研究課題
高内皮細静脈(HEV)はリンパ球のリンパ節へのホーミングを支配する特異な小静脈である。またHEVは末梢組織から自然免疫情報の投射を受け、樹状細胞などのリンパ節への動員をダイナミックに制御して自然免疫と獲得免疫を機能的に連結する役割をもつ。リンパ球のHEVからの血管外遊走は免疫系の恒常性維持に必須のステップであるが、その分子機構については不明な点が多い。私たちはリンパ球がHEV基底膜を通過する血管外遊走が生理活性脂質LPAとLPA産生の鍵酵素である autotaxin (ATX) によって、すくなくともその一部が制御されていることを見いだした。ATXはHEVに選択的に発現しており、これと一致してLPAはHEVに選択的に検出された。また生体内でATXを阻害するとリンパ球のHEVを経由する血管外遊走が抑制され、血管内皮細胞の下層にリンパ球の蓄積が認められた。

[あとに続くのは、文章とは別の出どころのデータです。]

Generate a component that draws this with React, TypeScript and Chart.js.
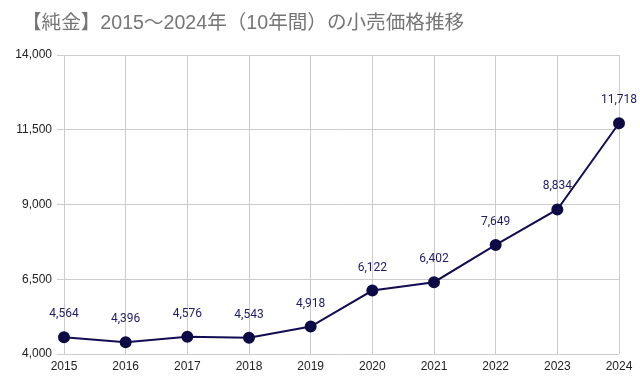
import React, { useEffect, useRef } from "react";
import { Chart, registerables } from "chart.js";

Chart.register(...registerables);

const categories = ["2015", "2016", "2017", "2018", "2019", "2020", "2021", "2022", "2023", "2024"];
const prices = [4564, 4396, 4576, 4543, 4918, 6122, 6402, 7649, 8834, 11718];
const yTicks = [4000, 6500, 9000, 11500, 14000];
const titleText = "【純金】2015～2024年（10年間）の小売価格推移";

const fmt = (v: number) => v.toLocaleString("en-US");

const labelPlugin = {
  id: "pointLabels",
  afterDatasetsDraw(chart: any) {
    const ctx = chart.ctx;
    const meta = chart.getDatasetMeta(0);
    ctx.save();
    ctx.font = "12px Roboto, 'Liberation Sans', sans-serif";
    ctx.fillStyle = "#1f1a66";
    ctx.textAlign = "center";
    ctx.textBaseline = "middle";
    meta.data.forEach((pt: any, i: number) => {
      ctx.fillText(fmt(prices[i]), pt.x, pt.y - 23);
    });
    ctx.restore();
  },
};

const titlePlugin = {
  id: "leftTitle",
  afterDraw(chart: any) {
    const ctx = chart.ctx;
    ctx.save();
    ctx.font = "19.6px 'Liberation Sans', 'Noto Sans CJK JP', sans-serif";
    ctx.fillStyle = "#757575";
    ctx.textAlign = "left";
    ctx.textBaseline = "middle";
    ctx.fillText(titleText, 22, 24);
    ctx.restore();
  },
};

export default function App() {
  const ref = useRef<HTMLCanvasElement>(null);
  useEffect(() => {
    if (!ref.current) return;
    const chart = new Chart(ref.current, {
      type: "line",
      data: {
        labels: categories,
        datasets: [
          {
            data: prices,
            borderColor: "#120d52",
            backgroundColor: "#120d52",
            borderWidth: 2,
            pointRadius: 5,
            pointBackgroundColor: "#0d0a45",
            pointBorderColor: "#0d0a45",
            tension: 0,
          },
        ],
      },
      options: {
        animation: false,
        responsive: false,
        layout: { padding: { left: 14, right: 21, top: 55, bottom: 0 } },
        plugins: {
          legend: { display: false },
          tooltip: { enabled: false },
          title: { display: false },
        },
        scales: {
          x: {
            offset: false,
            grid: { color: "#cccccc", drawTicks: false },
            border: { display: false },
            ticks: {
              color: "#222",
              font: { size: 12, family: "'Liberation Sans', Arial, sans-serif" },
              padding: 5,
              maxRotation: 0,
            },
            afterFit(scale: any) {
              scale.height = 30;
            },
          },
          y: {
            min: 4000,
            max: 14000,
            afterBuildTicks(scale: any) {
              scale.ticks = yTicks.map((v) => ({ value: v }));
            },
            grid: { color: "#cccccc", drawTicks: true, tickLength: 7 },
            border: { display: false },
            ticks: {
              color: "#222",
              font: { size: 12, family: "'Liberation Sans', Arial, sans-serif" },
              padding: 5,
              callback: (v: any) => fmt(Number(v)),
            },
            afterFit(scale: any) {
              scale.width = 50;
            },
          },
        },
      },
      plugins: [labelPlugin, titlePlugin],
    });
    return () => chart.destroy();
  }, []);
  return (
    <div style={{ position: "absolute", left: 0, top: 0, width: 640, height: 384, background: "#fff" }}>
      <canvas ref={ref} width={640} height={384} />
    </div>
  );
}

さらに、高内皮細胞とリンパ球を用いたtransmigration assay で、ATXを阻害すると高内皮細胞の下層に潜り込んだリンパ球の遊出が阻害された。これらの結果は、HEVに発現するATXがHEV局所でLPAを産生し、LPAがリンパ球とHEVの動的な相互作用を制御し、リンパ球のHEVからの血管外遊走を促進することが示された。また感染制御に重要な役割を果たすplasmacytoid dendritic cells (pDCs) の二次リンパ組織への動員機構を遺伝子欠損マウスを用いて解析した結果、pDCの脾臓 white pulpへの動員にCCR7とCXCR4の両者が重要な役割を果たすことが示された。二次リンパ組織のストロマ細胞にCCL21とCXCL12の共局在が検出されることから、pDCの二次リンパ組織への動員や組織内遊走にCCR7とCXCR4を介するシグナルの両者が重要な役割を有すると考えられた。
24年度が最終年度であるため、記入しない。